UK house prices rose 2.5% in the year to January, recording the biggest increase since January last year, as lower mortgage rates and fading inflationary pressures led to increased buyer and seller confidence, Halifax has said.
January marked the fourth consecutive monthly rise, with a 1.3% uplift on December, the UK’s biggest mortgage lender said, with the average home costing £291,000, £3,9000 more than in December.
Kim Kinnaird, the director at Halifax Mortgages, said: “The recent reduction of mortgage rates from lenders as competition picks up, alongside fading inflationary pressures and a still-resilient labour market has contributed to increased confidence among buyers and sellers.
“This has resulted in a positive start to 2024’s housing market.”
The latest figures from Halifax come as other indicators show an improving outlook, with prices rising and increased activity.
Last week, Nationwide said the outlook for the UK housing market was “more positive” after it reported a 0.7% jump in house prices in January.
The Royal Institution of Chartered Surveyors reported last month that new buyer inquiries had fallen by only 3% in December, which was a strong improvement on the 13% drop recorded in November.
However, Halifax cautioned that while activity and prices had increased recently, interest rates remain elevated compared with historic lows seen in recent years, and demand continued to exceed supply.
Kinnaird said: “Looking ahead, affordability challenges are likely to remain and further modest falls should not be ruled out, against a backdrop of broader uncertainty in the economic environment.”
The 2.5% annual increase was driven by areas outside the housing market hotspots of London and the south-east, which have continued to experience a correction in property prices.
Northern Ireland recorded the strongest growth across all nations, with the average house price £195,760, up 5.3% on last year. Scotland and Wales also experienced positive growth at 4% on an annual basis.
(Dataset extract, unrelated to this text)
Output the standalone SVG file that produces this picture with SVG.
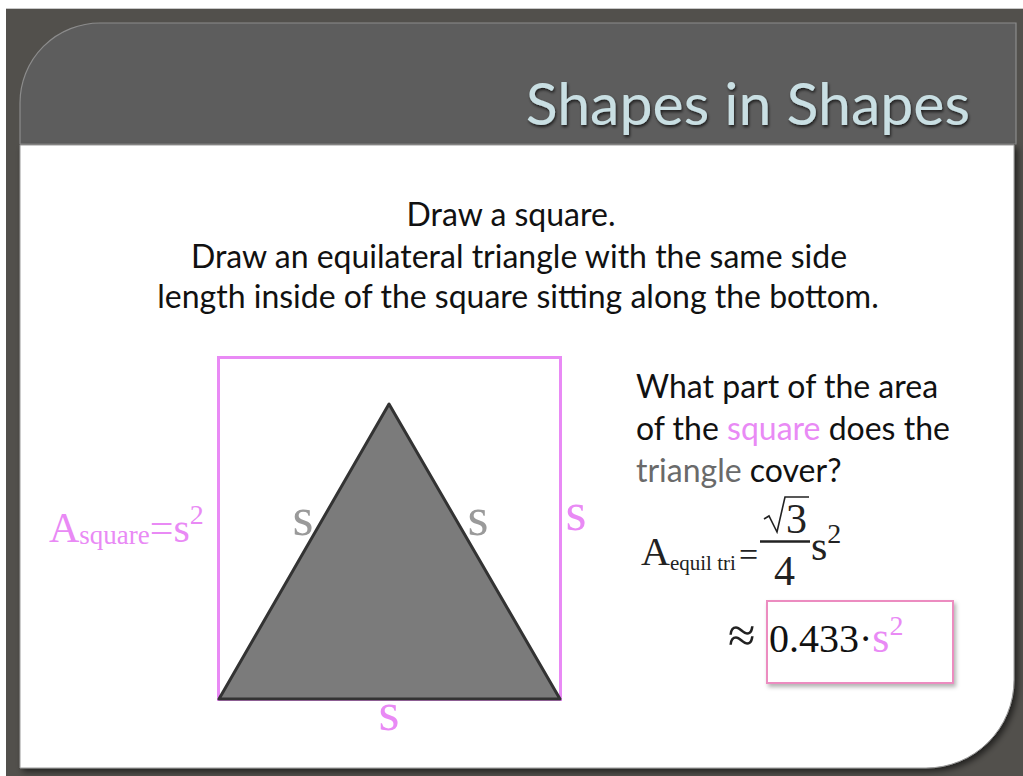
<svg xmlns="http://www.w3.org/2000/svg" width="1023" height="776" viewBox="0 0 1023 776">
<defs>
<style>
.body{font-family:Lato,"Open Sans",sans-serif;font-size:32px;fill:#111}
.serif{font-family:"Liberation Serif","Times New Roman",serif}
.pink{fill:#e98af5}
.grayt{fill:#6a6a6a}
</style>
<filter id="shadow" x="-5%" y="-5%" width="115%" height="115%">
<feDropShadow dx="3" dy="3" stdDeviation="3" flood-color="#000" flood-opacity="0.6"/>
</filter>
<filter id="tshadow" x="-5%" y="-20%" width="110%" height="150%">
<feDropShadow dx="1" dy="2" stdDeviation="1.5" flood-color="#000" flood-opacity="0.7"/>
</filter>
<filter id="bshadow" x="-10%" y="-10%" width="125%" height="130%">
<feDropShadow dx="2" dy="3" stdDeviation="2" flood-color="#000" flood-opacity="0.3"/>
</filter>
</defs>

<g id="background">
<rect x="0" y="0" width="1023" height="776" fill="#ffffff"/>
<rect x="6" y="8" width="1017" height="768" fill="#52504c"/>
<line x1="6" y1="8.5" x2="1023" y2="8.5" stroke="#c8c8c8" stroke-width="1"/>
</g>

<g id="header">
<path d="M20,144 L20,103 A80,80 0 0 1 100,23 L1016,23 L1016,144 Z" fill="#5d5d5d" stroke="#8c8c8c" stroke-width="1.2"/>
<text x="970" y="125" text-anchor="end" font-family="Lato,'Open Sans',sans-serif" font-size="59" fill="#c9dfe3" filter="url(#tshadow)">Shapes in Shapes</text>
</g>

<g id="content-panel">
<path d="M20,145 L1014,145 L1014,680 A88,88 0 0 1 926,768 L20,768 Z" fill="#ffffff" stroke="#9a9a9a" stroke-width="1" filter="url(#shadow)"/>
</g>

<g id="instructions">
<text class="body" text-anchor="middle" x="511" y="226">Draw a square.</text>
<text class="body" text-anchor="middle" x="519" y="268">Draw an equilateral triangle with the same side</text>
<text class="body" text-anchor="middle" x="518" y="308">length inside of the square sitting along the bottom.</text>
</g>

<g id="square">
<rect x="218.5" y="357.5" width="342" height="342" fill="none" stroke="#e98af5" stroke-width="3"/>
</g>

<g id="triangle">
<polygon points="389,404 219,699 560,699" fill="#7b7b7b" stroke="#333333" stroke-width="3" stroke-linejoin="round"/>
</g>

<g id="side-labels">
<text class="serif" x="303" y="535" text-anchor="middle" font-size="54" fill="#9a9a9a">s</text>
<text class="serif" x="478" y="535" text-anchor="middle" font-size="54" fill="#9a9a9a">s</text>
<text class="serif pink" x="576" y="530" text-anchor="middle" font-size="54">s</text>
<text class="serif pink" x="389" y="730" text-anchor="middle" font-size="54">s</text>
</g>

<g id="square-area">
<text class="serif pink" x="49" y="542" font-size="42">A<tspan font-size="27" dy="2">square</tspan><tspan dy="-2" font-size="42">=s</tspan><tspan font-size="28" dy="-18">2</tspan></text>
</g>

<g id="question">
<text class="body" x="636" y="398">What part of the area</text>
<text class="body" x="636" y="440">of the <tspan class="pink">square</tspan> does the</text>
<text class="body" x="636" y="482"><tspan class="grayt">triangle</tspan> cover?</text>
</g>

<g id="triangle-area">
<text class="serif" x="641" y="565" font-size="40" fill="#222">A<tspan font-size="21" dy="5">equil tri</tspan></text>
<text class="serif" x="739" y="566" font-size="34" fill="#222">=</text>
<line x1="760" y1="541.5" x2="810" y2="541.5" stroke="#222" stroke-width="2.5"/>
<path d="M764,519 L769,516 L777,532 L785,497 L809,497" fill="none" stroke="#222" stroke-width="1.6"/>
<text class="serif" x="786" y="533" font-size="42" fill="#222">3</text>
<text class="serif" x="774" y="585" font-size="42" fill="#222">4</text>
<text class="serif" x="811" y="560" font-size="42" fill="#222">s<tspan font-size="28" dy="-17">2</tspan></text>
</g>

<g id="result">
<text class="serif" x="728" y="652" font-size="50" fill="#222">≈</text>
<rect x="767" y="601" width="186" height="82" fill="#ffffff" stroke="#ec8cc0" stroke-width="2" filter="url(#bshadow)"/>
<text class="serif" x="769" y="652" font-size="40" fill="#111">0.433·<tspan class="pink" font-size="44">s</tspan><tspan class="pink" font-size="28" dy="-17">2</tspan></text>
</g>
</svg>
Experts have suggested that the growth in prices in Northern Ireland is because of a weak supply of properties coming on to the market and a drop in the number of new homes being built.
Prices in the south-east dropped by 2.3% year on year, while there was a 2% drop in the east of England, the south-west fell by 1.4% and London dropped by 0.4%.
The average house price in London is just under £530,000, £150,000 higher than the south-east, the second most expensive place to buy.